The Harmonized System (HS) is an internationally standardized system of names and numbers for classifying traded products. Developed and maintained by the World Customs Organization (WCO), it provides a six-digit code that is globally recognized and forms the basis for national tariff schedules worldwide.2
Why is accurate tariff classification important?
Accurate tariff classification is critical because it directly determines the correct Customs duty rates, affects eligibility for preferential trade programs, and ensures compliance with import/export regulations. Incorrect classification can lead to penalties, customs audits, delays in shipment, and higher costs.
Who is responsible for tariff classification?
The importer of record is ultimately responsible for accurately classifying their goods. While customs brokers and freight forwarders can assist, the legal burden of "reasonable care" in classification lies with the importer. This responsibility requires diligence in understanding and applying the rules of classification.1
How often do tariff classifications change?
The international Harmonized System is updated periodically by the World Customs Organization, typically every five years, to account for new technologies and evolving trade patterns. National tariff schedules, like the HTSUS, may also undergo more frequent revisions or amendments based on national policy changes, new trade agreements, or rulings by customs authorities.
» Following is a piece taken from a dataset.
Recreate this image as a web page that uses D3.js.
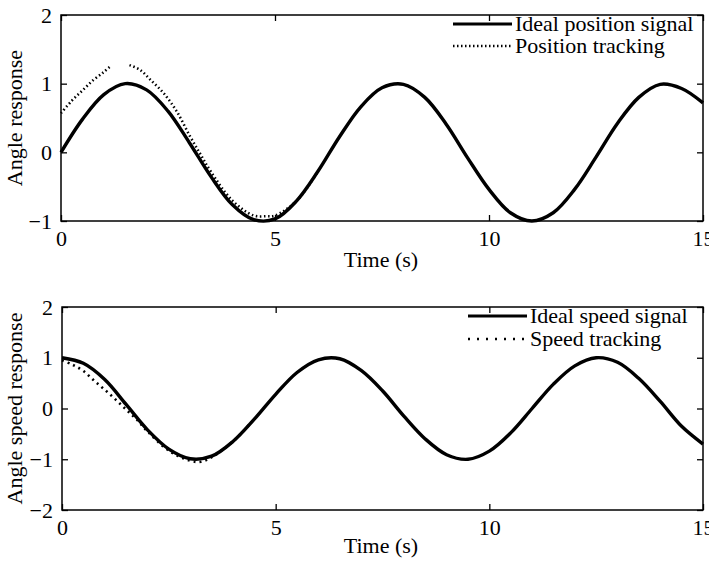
<!DOCTYPE html>
<html>
<head>
<meta charset="utf-8">
<script src="https://cdn.jsdelivr.net/npm/d3@7"></script>
<style>
  body { margin: 0; background: #fff; }
  text { font-family: "Liberation Serif", "Times New Roman", serif; fill: #000; }
  .axis text { font-size: 22px; }
  .axis line { stroke: #000; stroke-width: 1.3; }
  .axis path { display: none; }
</style>
</head>
<body>
<div id="chart"></div>
<script>
// time samples (s)
var timeIdeal  = [0, 0.5, 1, 1.5, 2, 2.5, 3, 3.5, 4, 4.5, 5, 5.5, 6, 6.5, 7, 7.5,
                  8, 8.5, 9, 9.5, 10, 10.5, 11, 11.5, 12, 12.5, 13, 13.5, 14, 14.5, 15];
var posIdeal   = [0, 0.48, 0.84, 1.0, 0.91, 0.6, 0.14, -0.35, -0.76, -0.98, -0.97, -0.71, -0.28, 0.22, 0.66, 0.94,
                  0.99, 0.8, 0.41, -0.08, -0.54, -0.88, -1.0, -0.88, -0.54, -0.07, 0.42, 0.8, 0.99, 0.93, 0.72];
var speedIdeal = [1.0, 0.89, 0.57, 0.08, -0.42, -0.8, -0.99, -0.94, -0.65, -0.21, 0.28, 0.71, 0.96, 0.98, 0.75, 0.35,
                  -0.15, -0.6, -0.91, -1.0, -0.84, -0.48, 0.0, 0.48, 0.84, 1.0, 0.91, 0.59, 0.14, -0.35, -0.7];

// tracking curves (null = gap in the dotted trace); after they merge they sit under the ideal line
var posTrackT   = [0, 0.25, 0.5, 0.75, 1.0, 1.15, 1.4, 1.6, 1.85, 2.1, 2.4, 2.7, 3.0, 3.25, 3.5, 4.0, 4.5, 4.8, 5.0, 5.5, 6.0];
var posTrack    = [0.57, 0.75, 0.9, 1.05, 1.17, 1.25, null, 1.27, 1.2, 1.05, 0.86, 0.6, 0.25, -0.02, -0.28, -0.7, -0.92, -0.93, -0.92, -0.71, -0.28];
var speedTrackT = [0, 0.25, 0.5, 0.75, 1.0, 1.25, 1.5, 1.75, 2.0, 2.5, 3.0, 3.25, 3.5, 4.0, 4.5];
var speedTrack  = [0.95, 0.86, 0.74, 0.55, 0.37, 0.18, -0.02, -0.22, -0.45, -0.83, -1.03, -1.05, -0.96, -0.65, -0.21];

var xTicks      = [0, 5, 10, 15];
var posYTicks   = [-1, 0, 1, 2];
var speedYTicks = [-2, -1, 0, 1, 2];

var W = 709, H = 564;
var svg = d3.select('#chart').append('svg')
            .attr('width', W)
            .attr('height', H);
svg.append('rect').attr('width', W).attr('height', H).attr('fill', '#fff');

var fmt = d3.format('d');

function zip(ts, vs) {
  return ts.map(function(t, i) { return {t: t, v: vs[i]}; });
}

function drawPanel(p) {
  var x = d3.scaleLinear().domain([0, 15]).range([p.left, p.right]);
  var y = d3.scaleLinear().domain(p.yDomain).range([p.bottom, p.top]);
  var g = svg.append('g');

  var line = d3.line()
               .defined(function(d) { return d.v !== null; })
               .x(function(d) { return x(d.t); })
               .y(function(d) { return y(Math.max(d.v, p.yDomain[0])); })
               .curve(d3.curveCatmullRom);

  g.append('path').datum(zip(p.trackT, p.track))
   .attr('d', line)
   .attr('fill', 'none')
   .attr('stroke', '#000')
   .attr('stroke-width', 2.6)
   .attr('stroke-dasharray', p.dash);

  g.append('path').datum(zip(timeIdeal, p.ideal))
   .attr('d', line)
   .attr('fill', 'none')
   .attr('stroke', '#000')
   .attr('stroke-width', 3.4)
   .attr('stroke-linejoin', 'round');

  // frame
  g.append('rect')
   .attr('x', p.left).attr('y', p.top)
   .attr('width', p.right - p.left).attr('height', p.bottom - p.top)
   .attr('fill', 'none').attr('stroke', '#000').attr('stroke-width', 1.5);

  // inward ticks on every side, labels only left/bottom
  g.append('g').attr('class', 'axis')
   .attr('transform', 'translate(0,' + p.bottom + ')')
   .call(d3.axisBottom(x).tickValues(xTicks).tickSizeInner(-6).tickSizeOuter(0).tickPadding(9).tickFormat(fmt));
  g.append('g').attr('class', 'axis')
   .attr('transform', 'translate(0,' + p.top + ')')
   .call(d3.axisTop(x).tickValues(xTicks).tickSizeInner(-6).tickSizeOuter(0).tickFormat(''));
  g.append('g').attr('class', 'axis')
   .attr('transform', 'translate(' + p.left + ',0)')
   .call(d3.axisLeft(y).tickValues(p.yTicks).tickSizeInner(-6).tickSizeOuter(0).tickPadding(9).tickFormat(fmt));
  g.append('g').attr('class', 'axis')
   .attr('transform', 'translate(' + p.right + ',0)')
   .call(d3.axisRight(y).tickValues(p.yTicks).tickSizeInner(-6).tickSizeOuter(0).tickFormat(''));

  g.append('text')
   .attr('x', 381).attr('y', p.bottom + p.xLabelGap)
   .attr('text-anchor', 'middle')
   .style('font-size', '22px')
   .text('Time (s)');

  g.append('text')
   .attr('transform', 'translate(22,' + (p.top + p.bottom) / 2 + ') rotate(-90)')
   .attr('text-anchor', 'middle')
   .style('font-size', '22px')
   .text(p.yLabel);

  // legend
  var lg = g.append('g');
  lg.append('line')
    .attr('x1', p.legX0).attr('x2', p.legX1)
    .attr('y1', p.legY[0]).attr('y2', p.legY[0])
    .attr('stroke', '#000').attr('stroke-width', 3.2);
  lg.append('line')
    .attr('x1', p.legX0).attr('x2', p.legX1)
    .attr('y1', p.legY[1]).attr('y2', p.legY[1])
    .attr('stroke', '#000').attr('stroke-width', 2.6)
    .attr('stroke-dasharray', p.legDash);
  lg.selectAll('text.leg').data(p.legText).enter()
    .append('text')
    .attr('class', 'leg')
    .attr('x', p.legX1 + 3)
    .attr('y', function(d, i) { return p.legY[i] + 7; })
    .style('font-size', '22px')
    .text(function(d) { return d; });
}

drawPanel({
  left: 61, right: 703, top: 15, bottom: 221,
  yDomain: [-1, 2], yTicks: posYTicks,
  ideal: posIdeal, trackT: posTrackT, track: posTrack,
  dash: '1.5,2.6',
  xLabelGap: 46,
  yLabel: 'Angle response',
  legX0: 453, legX1: 512, legY: [24, 46], legDash: '1.5,2.5',
  legText: ['Ideal position signal', 'Position tracking']
});

drawPanel({
  left: 62, right: 703, top: 307, bottom: 510,
  yDomain: [-2, 2], yTicks: speedYTicks,
  ideal: speedIdeal, trackT: speedTrackT, track: speedTrack,
  dash: '2,4',
  xLabelGap: 43,
  yLabel: 'Angle speed response',
  legX0: 468, legX1: 527, legY: [316, 339], legDash: '2,7',
  legText: ['Ideal speed signal', 'Speed tracking']
});
</script>
</body>
</html>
Can tariff classification impact my business's profitability?
Yes, significantly. An incorrect tariff classification can lead to overpayment of duties, eroding profit margins. Conversely, an incorrect classification that results in underpayment can lead to fines, penalties, and back duties, potentially damaging a company's reputation and financial health. Proper classification is a key element of effective supply chain and financial management for businesses engaged in global trade.